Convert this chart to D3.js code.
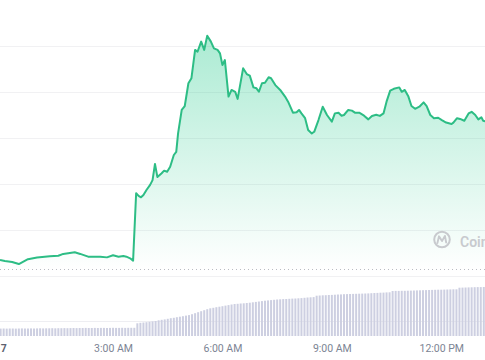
<!DOCTYPE html>
<html>
<head>
<meta charset="utf-8">
<script src="https://cdn.jsdelivr.net/npm/d3@7"></script>
<style>
  html, body { margin: 0; padding: 0; background: #fff; }
  svg { display: block; }
  .tick text { font-family: Roboto, "Liberation Sans", sans-serif; }
</style>
</head>
<body>
<svg id="chart" width="485" height="360"></svg>
<script>
// ---- data (minutes from midnight of the day, price in USD) ----
const priceTimes = [-6,2,14,25,40,55,76,90,98,117,126,139,159,170,180,189,197,202,208,213,
  218,222,226,230,235,241,245,249,253,260,264,269,274,280,284,287,293,298,304,309,
  315,319,325,330,335,341,346,352,356,360,364,370,375,381,385,394,400,405,411,416,
  420,425,430,436,440,447,455,463,468,476,482,486,490,496,501,507,511,518,525,532,
  540,545,551,556,560,567,573,578,585,593,600,606,613,619,625,630,636,642,651,655,
  660,666,671,677,684,691,696,702,708,715,721,728,737,740,746,751,758,765,770,776,
  781,786,789,794];
const prices = [0.5070,0.5065,0.5061,0.5052,0.5073,0.5080,0.5086,0.5088,0.5096,0.5103,
  0.5096,0.5084,0.5084,0.5081,0.5090,0.5084,0.5087,0.5084,0.5077,0.5067,
  0.5360,0.5348,0.5342,0.5352,0.5374,0.5396,0.5417,0.5487,0.5430,0.5447,
  0.5458,0.5453,0.5475,0.5526,0.5540,0.5620,0.5722,0.5739,0.5838,0.5860,
  0.5983,0.5975,0.6019,0.5983,0.6045,0.6019,0.5990,0.5983,0.5968,0.5917,
  0.5939,0.5780,0.5809,0.5801,0.5770,0.5903,0.5878,0.5871,0.5820,0.5816,
  0.5801,0.5838,0.5840,0.5864,0.5860,0.5830,0.5809,0.5780,0.5758,0.5710,
  0.5712,0.5722,0.5707,0.5686,0.5635,0.5620,0.5627,0.5678,0.5736,0.5700,
  0.5671,0.5707,0.5710,0.5697,0.5700,0.5722,0.5719,0.5710,0.5710,0.5697,
  0.5681,0.5696,0.5701,0.5696,0.5707,0.5758,0.5806,0.5814,0.5820,0.5801,
  0.5809,0.5780,0.5739,0.5727,0.5736,0.5755,0.5739,0.5700,0.5686,0.5688,
  0.5678,0.5667,0.5661,0.5667,0.5686,0.5683,0.5675,0.5707,0.5714,0.5700,
  0.5681,0.5690,0.5675,0.5671];
const refPrice = 0.5030;
const priceGrid = [0.52,0.54,0.56,0.58,0.60];

// volume bars every 5 minutes starting at -5 min (millions)
const volStart = -5, volStep = 5;
const volumes = [7.4,7.5,7.4,7.5,7.5,7.4,7.5,7.6,7.5,7.5,
  7.6,7.5,7.6,7.7,7.6,7.7,7.7,7.8,7.7,7.8,
  7.8,7.9,7.8,7.9,8.0,7.9,8.0,8.0,8.1,8.0,
  8.0,8.1,8.0,8.1,8.1,8.0,8.1,8.2,8.1,8.1,
  8.2,8.1,8.2,8.2,8.2,
  12.7,13.2,13.5,13.8,14.2,14.6,15.0,15.7,16.2,16.6,
  17.2,17.8,18.2,18.8,19.3,19.8,20.4,20.9,21.8,22.8,
  23.8,24.8,25.8,26.8,27.7,28.2,28.8,29.3,29.8,30.4,
  30.9,31.5,32.0,32.2,32.5,32.7,33.0,33.3,33.7,34.1,
  34.5,34.9,35.3,35.6,35.9,36.2,36.5,36.7,36.9,37.0,
  37.2,37.4,37.5,37.7,37.9,38.2,38.5,38.7,38.9,40.3,
  40.5,40.7,40.8,41.0,41.1,41.3,41.5,41.6,41.8,41.9,
  42.0,42.1,42.2,42.3,42.4,42.5,42.6,42.8,43.0,43.1,
  43.3,43.4,43.6,43.7,45.0,45.1,45.1,45.2,45.2,45.3,
  45.4,45.5,45.6,45.7,45.8,45.9,46.0,46.1,46.2,46.3,
  46.3,46.4,46.5,46.6,46.7,46.7,48.3,48.4,48.5,48.6,
  48.7,48.8,48.9,48.9,49.0];
const volGrid = [15];

const tickMinutes = [0, 180, 360, 540, 720];
const tickLabels = ["17", "3:00 AM", "6:00 AM", "9:00 AM", "12:00 PM"];

// ---- setup ----
const W = 485, H = 360;
const dayStart = Date.UTC(2024, 0, 17, 0, 0);
const toDate = m => new Date(dayStart + m * 60000);

const svg = d3.select("#chart");
const x = d3.scaleUtc().domain([toDate(-6), toDate(792)]).range([0, W]);
const y = d3.scaleLinear().domain([0.50, 0.62]).range([276, 0]);
const yv = d3.scaleLinear().domain([0, 60]).range([336, 276]);

const priceData = priceTimes.map((t, i) => ({ d: toDate(t), v: prices[i] }));
const volData = volumes.map((v, i) => ({ d: toDate(volStart + i * volStep), v }));

const lineColor = "#2dbd85";

// gradient
const defs = svg.append("defs");
const grad = defs.append("linearGradient").attr("id", "fillGrad")
  .attr("gradientUnits", "userSpaceOnUse")
  .attr("x1", 0).attr("x2", 0).attr("y1", y(0.605)).attr("y2", y(0.5025));
grad.append("stop").attr("offset", 0).attr("stop-color", "#16c784").attr("stop-opacity", 0.36);
grad.append("stop").attr("offset", 1).attr("stop-color", "#16c784").attr("stop-opacity", 0.0);

// grid lines
svg.append("g").selectAll("line").data(priceGrid).join("line")
  .attr("x1", 0).attr("x2", W)
  .attr("y1", d => Math.round(y(d)) + 0.5).attr("y2", d => Math.round(y(d)) + 0.5)
  .attr("stroke", "#f1f1f3").attr("stroke-width", 1);
svg.append("line").attr("x1", 0).attr("x2", W)
  .attr("y1", y(0.50) + 0.5).attr("y2", y(0.50) + 0.5)
  .attr("stroke", "#f1f1f3");
svg.append("g").selectAll("line").data(volGrid).join("line")
  .attr("x1", 0).attr("x2", W)
  .attr("y1", d => Math.round(yv(d)) + 0.5).attr("y2", d => Math.round(yv(d)) + 0.5)
  .attr("stroke", "#eeeef2");

// area
const area = d3.area().x(d => x(d.d)).y0(y(0.50)).y1(d => y(d.v));
svg.append("path").datum(priceData).attr("d", area).attr("fill", "url(#fillGrad)");

// watermark logo
const logo = svg.append("g").attr("transform", "translate(442,239.5)");
logo.append("circle").attr("r", 7.8).attr("fill", "none").attr("stroke", "#c8cace").attr("stroke-width", 2);
logo.append("path").attr("d", "M-4.6,3.6 L-3,-3.2 L0,1.6 L2.9,-3.6 L4.2,3")
  .attr("fill", "none").attr("stroke", "#c8cace").attr("stroke-width", 1.9)
  .attr("stroke-linejoin", "round").attr("stroke-linecap", "round");
svg.append("text").attr("x", 460).attr("y", 246.5)
  .attr("font-family", "Roboto, sans-serif").attr("font-weight", 600)
  .attr("font-size", 14).attr("fill", "#c8cace").text("CoinGecko");

// line
const line = d3.line().x(d => x(d.d)).y(d => y(d.v));
svg.append("path").datum(priceData).attr("d", line)
  .attr("fill", "none").attr("stroke", lineColor).attr("stroke-width", 2)
  .attr("stroke-linejoin", "round");

// reference dotted line
svg.append("line").attr("x1", 0).attr("x2", W)
  .attr("y1", Math.round(y(refPrice)) + 0.5).attr("y2", Math.round(y(refPrice)) + 0.5)
  .attr("stroke", "#b9bcc2").attr("stroke-width", 1).attr("stroke-dasharray", "1,3");

// volume bars
svg.append("g").selectAll("rect").data(volData).join("rect")
  .attr("x", d => x(d.d) - 1).attr("width", 2)
  .attr("y", d => yv(d.v)).attr("height", d => yv(0) - yv(d.v))
  .attr("fill", "#cdcfe1");

// x axis
const axis = d3.axisBottom(x)
  .tickValues(tickMinutes.map(toDate))
  .tickFormat((d, i) => tickLabels[i])
  .tickSize(0).tickPadding(0);
const gx = svg.append("g").attr("transform", "translate(0,345)").call(axis);
gx.select(".domain").remove();
gx.selectAll(".tick text").attr("fill", "#7c8494").attr("font-size", 10.5).attr("dy", "0.71em");
gx.selectAll(".tick text").filter((d, i) => i === 0)
  .attr("font-weight", 700).attr("fill", "#5c6270").attr("dx", "-3.5");
</script>
</body>
</html>
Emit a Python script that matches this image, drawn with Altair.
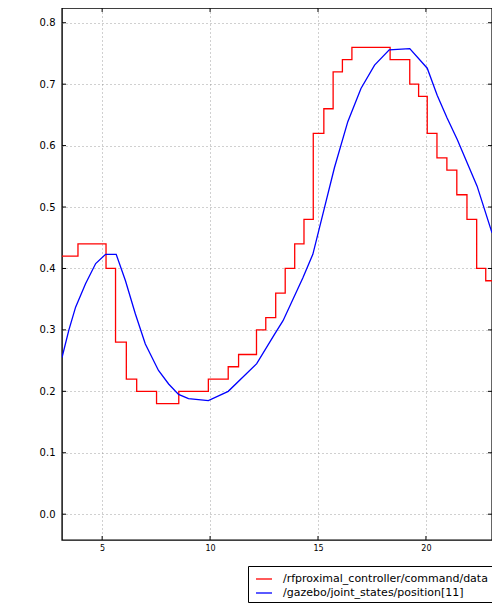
import altair as alt
import pandas as pd

# ---- data ----
red_name = "/rfproximal_controller/command/data"
blue_name = "/gazebo/joint_states/position[11]"

red_t = [3.14, 3.88, 5.18, 5.62, 6.12, 6.60, 7.52, 8.55, 9.92, 10.84,
         11.32, 12.15, 12.58, 13.04, 13.48, 13.92, 14.35, 14.78, 15.27, 15.70,
         16.13, 16.57, 18.34, 19.25, 19.66, 20.06, 20.51, 20.97, 21.43, 21.90,
         22.35, 22.77, 23.06]
red_v = [0.42, 0.44, 0.40, 0.28, 0.22, 0.20, 0.18, 0.20, 0.22, 0.24,
         0.26, 0.30, 0.32, 0.36, 0.40, 0.44, 0.48, 0.62, 0.66, 0.72,
         0.74, 0.76, 0.74, 0.70, 0.68, 0.62, 0.58, 0.56, 0.52, 0.48,
         0.40, 0.38, 0.38]

blue_t = [3.14, 3.46, 3.77, 4.23, 4.70, 5.16, 5.65, 6.08, 6.54, 7.00,
          7.61, 8.08, 8.54, 9.00, 9.92, 10.84, 12.16, 12.99, 13.38, 14.30,
          14.76, 15.30, 15.76, 16.38, 16.99, 17.62, 18.30, 19.25, 20.06, 20.52,
          20.98, 21.45, 22.37, 23.06]
blue_v = [0.255, 0.300, 0.337, 0.375, 0.408, 0.423, 0.423, 0.380, 0.326, 0.277,
          0.234, 0.212, 0.195, 0.188, 0.185, 0.200, 0.245, 0.293, 0.315, 0.385,
          0.423, 0.499, 0.564, 0.639, 0.693, 0.731, 0.756, 0.758, 0.726, 0.682,
          0.645, 0.610, 0.534, 0.458]

x_ticks = [5, 10, 15, 20]
y_ticks = [0.0, 0.1, 0.2, 0.3, 0.4, 0.5, 0.6, 0.7, 0.8]
x_domain = [3.14, 23.06]
y_domain = [-0.042, 0.824]

W, H = 430, 532

red_df = pd.DataFrame({"x": red_t, "y": red_v, "series": red_name})
blue_df = pd.DataFrame({"x": blue_t, "y": blue_v, "series": blue_name})
xt_df = pd.DataFrame({"x": x_ticks})
yt_df = pd.DataFrame({"y": y_ticks})

xscale = alt.Scale(domain=x_domain, nice=False, zero=False)
yscale = alt.Scale(domain=y_domain, nice=False, zero=False)
cscale = alt.Scale(domain=[red_name, blue_name], range=["#ff0000", "#0000ff"])

xaxis = alt.Axis(values=x_ticks, format="d", title=None, grid=True, ticks=False,
                 domain=False, labelFontSize=8, labelPadding=4,
                 gridColor="#888888", gridDash=[1, 3], gridWidth=0.8)
yaxis = alt.Axis(values=y_ticks, format=".1f", title=None, grid=True, ticks=False,
                 domain=False, labelFontSize=10, labelPadding=7,
                 gridColor="#888888", gridDash=[1, 3], gridWidth=0.8)

legend = alt.Legend(title=None, orient="none", legendX=186, legendY=558,
                    symbolType="stroke", symbolStrokeWidth=1.3, symbolSize=256,
                    labelFontSize=11, labelFont="DejaVu Sans", labelColor="black",
                    strokeColor="black", fillColor="white", padding=4,
                    rowPadding=0, labelLimit=400, symbolOffset=3, labelOffset=10)

red = alt.Chart(red_df).mark_line(interpolate="step-after", strokeWidth=1.3, clip=True).encode(
    x=alt.X("x:Q", scale=xscale, axis=xaxis),
    y=alt.Y("y:Q", scale=yscale, axis=yaxis),
    color=alt.Color("series:N", scale=cscale, legend=legend),
)
blue = alt.Chart(blue_df).mark_line(strokeWidth=1.3, clip=True).encode(
    x=alt.X("x:Q", scale=xscale),
    y=alt.Y("y:Q", scale=yscale),
    color=alt.Color("series:N", scale=cscale, legend=legend),
)

tick_left = alt.Chart(yt_df).mark_rule(color="black", strokeWidth=1).encode(
    y=alt.Y("y:Q", scale=yscale), x=alt.value(0), x2=alt.value(4))
tick_right = alt.Chart(yt_df).mark_rule(color="black", strokeWidth=1).encode(
    y=alt.Y("y:Q", scale=yscale), x=alt.value(W - 4), x2=alt.value(W))
tick_bottom = alt.Chart(xt_df).mark_rule(color="black", strokeWidth=1).encode(
    x=alt.X("x:Q", scale=xscale), y=alt.value(H - 4), y2=alt.value(H))
tick_top = alt.Chart(xt_df).mark_rule(color="black", strokeWidth=1).encode(
    x=alt.X("x:Q", scale=xscale), y=alt.value(0), y2=alt.value(4))

chart = alt.layer(tick_left, tick_right, tick_bottom, tick_top, red, blue).properties(
    width=W, height=H,
    autosize=alt.AutoSizeParams(type="none"),
    padding={"left": 54, "top": 0, "right": 0, "bottom": 66},
).configure_view(
    stroke="black", strokeWidth=1.4
).configure_axis(
    labelFont="DejaVu Sans", labelColor="black"
)

chart.save("out.html", embed_options={"renderer": "svg", "actions": False})
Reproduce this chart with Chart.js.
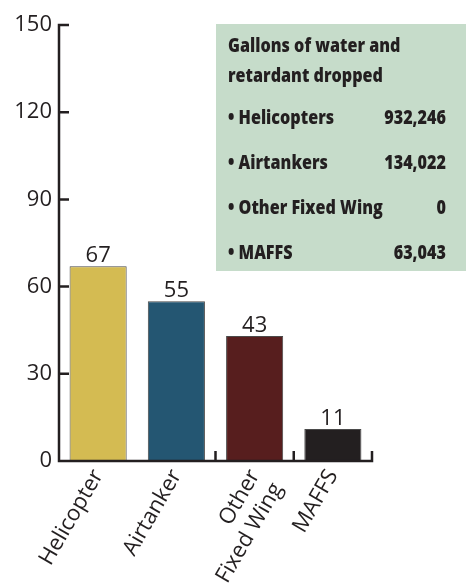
<!DOCTYPE html>
<html>
<head>
<meta charset="utf-8">
<script src="https://cdn.jsdelivr.net/npm/chart.js@4"></script>
<style>
  html, body { margin: 0; padding: 0; background: #fff; }
  #wrap { width: 466px; height: 588px; }
</style>
</head>
<body>
<div id="wrap"><canvas id="missionChart" width="466" height="588"></canvas></div>
<script>
// missions flown, by aircraft type
const categories = ['Helicopter', 'Airtanker', ['Other', 'Fixed Wing'], 'MAFFS'];
const missions = [67, 55, 43, 11];
const yMax = 150;
const yStep = 30;

// gallons dropped box
const boxTitle = ['Gallons of water and', 'retardant dropped'];
const dropTypes = ['Helicopters', 'Airtankers', 'Other Fixed Wing', 'MAFFS'];
const dropGallons = [932246, 134022, 0, 63043];

const barColors = ['#D4BB52', '#245672', '#571E1E', '#231F20'];
const ink = '#231F20';
const font = "'Open Sans', sans-serif";

Chart.defaults.font.family = font;
Chart.defaults.color = ink;

// axis lines with inward tick marks
const axisPlugin = {
    id: 'axes',
    afterDatasetsDraw(chart) {
        const { ctx, chartArea, scales: { x, y } } = chart;
        ctx.save();
        ctx.strokeStyle = ink;
        ctx.lineWidth = 2.5;
        ctx.lineCap = 'butt';
        ctx.beginPath();
        ctx.moveTo(chartArea.left, y.getPixelForValue(yMax) - 1.25);
        ctx.lineTo(chartArea.left, chartArea.bottom + 1.25);
        y.ticks.forEach(t => {
            const py = y.getPixelForValue(t.value);
            ctx.moveTo(chartArea.left, py);
            ctx.lineTo(chartArea.left + 10, py);
        });
        ctx.moveTo(chartArea.left, chartArea.bottom);
        ctx.lineTo(chartArea.right + 1.25, chartArea.bottom);
        [1.5, 2.5, 3.5].forEach(v => {
            const px = x.getPixelForValue(v);
            ctx.moveTo(px, chartArea.bottom);
            ctx.lineTo(px, chartArea.bottom - 10);
        });
        ctx.stroke();
        ctx.restore();
    }
};

// value above each bar
const valuePlugin = {
    id: 'values',
    afterDatasetsDraw(chart) {
        const { ctx } = chart;
        const meta = chart.getDatasetMeta(0);
        ctx.save();
        ctx.fillStyle = ink;
        ctx.font = '22px ' + font;
        ctx.textAlign = 'center';
        ctx.textBaseline = 'alphabetic';
        meta.data.forEach((bar, i) => {
            ctx.fillText(String(missions[i]), bar.x, bar.y - 4);
        });
        ctx.restore();
    }
};

// green box listing gallons dropped
const boxPlugin = {
    id: 'gallonsBox',
    afterDraw(chart) {
        const { ctx } = chart;
        const left = 216, top = 24, w = 250, h = 247;
        const textX = 228, numX = 446, squeeze = 0.85;
        ctx.save();
        ctx.fillStyle = '#C6DCCA';
        ctx.fillRect(left, top, w, h);
        ctx.fillStyle = ink;
        ctx.font = '800 19px ' + font;
        ctx.textBaseline = 'middle';

        const put = (txt, px, py, align) => {
            ctx.save();
            ctx.translate(px, py);
            ctx.scale(squeeze, 1);
            ctx.textAlign = align;
            ctx.fillText(txt, 0, 0);
            ctx.restore();
        };

        boxTitle.forEach((line, i) => put(line, textX, 47 + i * 30, 'left'));
        dropTypes.forEach((name, i) => {
            const py = 119 + i * 44.7;
            put('\u2022 ' + name, textX, py, 'left');
            put(dropGallons[i].toLocaleString('en-US'), numX, py, 'right');
        });
        ctx.restore();
    }
};

new Chart(document.getElementById('missionChart'), {
    type: 'bar',
    data: {
        labels: categories,
        datasets: [{
            data: missions,
            backgroundColor: barColors,
            borderColor: '#4a4a4a',
            borderWidth: 1,
            categoryPercentage: 1,
            barPercentage: 0.73
        }]
    },
    options: {
        responsive: false,
        animation: false,
        layout: { padding: { top: 25, right: 94, bottom: 0, left: 0 } },
        plugins: {
            legend: { display: false },
            tooltip: { enabled: false }
        },
        scales: {
            x: {
                grid: { display: false, drawTicks: false },
                border: { display: false },
                ticks: {
                    autoSkip: false,
                    minRotation: 60,
                    maxRotation: 60,
                    padding: 4,
                    color: ink,
                    font: { size: 22 }
                },
                afterFit(scale) { scale.height = 127; }
            },
            y: {
                min: 0,
                max: yMax,
                grid: { display: false, drawTicks: false },
                border: { display: false },
                ticks: {
                    stepSize: yStep,
                    padding: 7,
                    color: ink,
                    font: { size: 22 }
                },
                afterFit(scale) { scale.width = 59; }
            }
        }
    },
    plugins: [axisPlugin, valuePlugin, boxPlugin]
});
</script>
</body>
</html>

■ ■ ■

### Task
Identify every line holding the word "script" and copy it out.

### Task response
<script src="https://cdn.jsdelivr.net/npm/d3@7"></script>
<script>
</script>
Emit a Python script that matches this image, drawn with Altair.
<script src="https://cdn.jsdelivr.net/npm/chart.js@4"></script>
<script>
</script>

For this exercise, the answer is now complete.